Cardiac output and SV measurements using VTI obtained by TTE have its limitations apart from being non-continuous.3 The VTI measurements are subject to individual variation due to various reasons. First, it requires skill to obtain an optimal image in which the ultrasound beam is aligned with cardiac structures especially obtaining the alignment of the Doppler angle parallel to blood flow. Second, it is challenging to maintain the probe in the same position while repeating the measurements during PLR. Any change in hand position during PLR can cause an error that will affect the measurements. Moreover, there can be a change in VTI due to arrhythmias or changes in rate and depth of ventilation and the readings should be measured at the same period of respiration (end-expiration) especially while comparing the results before and after an intervention. The authors have not mentioned about the hand position, period of respiration when the measurement was taken. All these factors have the potential to affect the measurements during PLR confounding its results.

The authors mention good intraobserver reliability in three baseline measurements of SV with an average intraclass correlation of 0.93 [95% confidence interval (CI) = 0.91 to 0.95], p < 0.001 in a pilot study. However, when we are looking at serial measurements, knowing the precision and the least significant change (LSC) of VTI between examinations is probably more important. In a study looking specifically at LSC and precision of repeated values by same and different operators, Jozwiak et al.4 have demonstrated a lack of precision of VTI for assessing the effects of tests predicting preload responsiveness. Jozwiak et al. showed that the LSC was 11% for VTI between two successive examinations performed by the same operator and 14% if two operators performed the examinations. This means that it is difficult for a single operator to identify with precision a change in VTI ≤10% questioning the use of VTI obtained by TTE for the identification of small changes in CO required in PLR. The cut-off values quoted in the study by El-Nawawy et al. (10 and 8.7% for SV change and cardiac index change) are lower than the LSC of VTI limiting its applications. This is a real concern while using VTI-TTE.

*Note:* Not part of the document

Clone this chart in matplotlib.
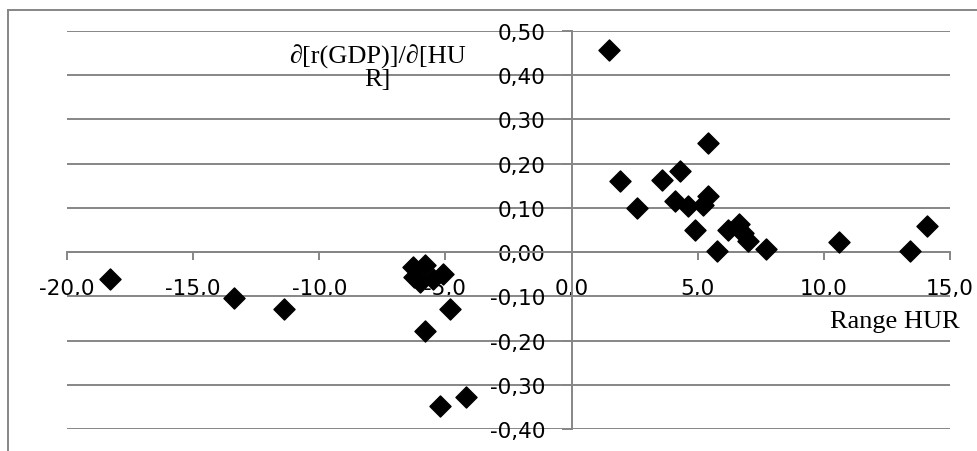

In conclusion, the lack of precision of VTI values <11% has been demonstrated in adults. In children <5 years where PLR is yet to be established, studies using VTI for PLR should be interpreted with caution due to the limitation of the absence of precision studies of VTI in this age group.


1. El-Nawawy AA, Farghaly PM, Hassouna HM. Accuracy of passive leg raising test in prediction of fluid responsiveness in children. Indian J Crit Care Med 2020;24(5):344–349. DOI: 10.5005/jp-journals-10071-23432.

2. Chaiyaphruk M, Boonjindasarp W, Sritippayawan S, Deerojanawong J, Samransamruajkit R. Abstract P-033: accuracy of passive leg raising test in predicting of fluid responsiveness in children on ultrasonic cardiac output monitoring (USCOM®). Pediatr Crit Care Med 2018;19:58. DOI: 10.1097/01.pcc.0000537490.01142.20.

3. Blanco P. Rationale for using the velocity–time integral and the minute distance for assessing the stroke volume and cardiac output in point-of-care settings. Ultrasound J 2020. 12. DOI: 10.1186/s13089-020-00170-x.

4. Jozwiak M, Mercado P, Teboul JL, Benmalek A, Gimenez J, Dépret F, et al. What is the lowest change in cardiac output that transthoracic echocardiography can detect? Crit Care 2019;23(1):1–10. DOI: 10.1186/s13054-019-2413-x.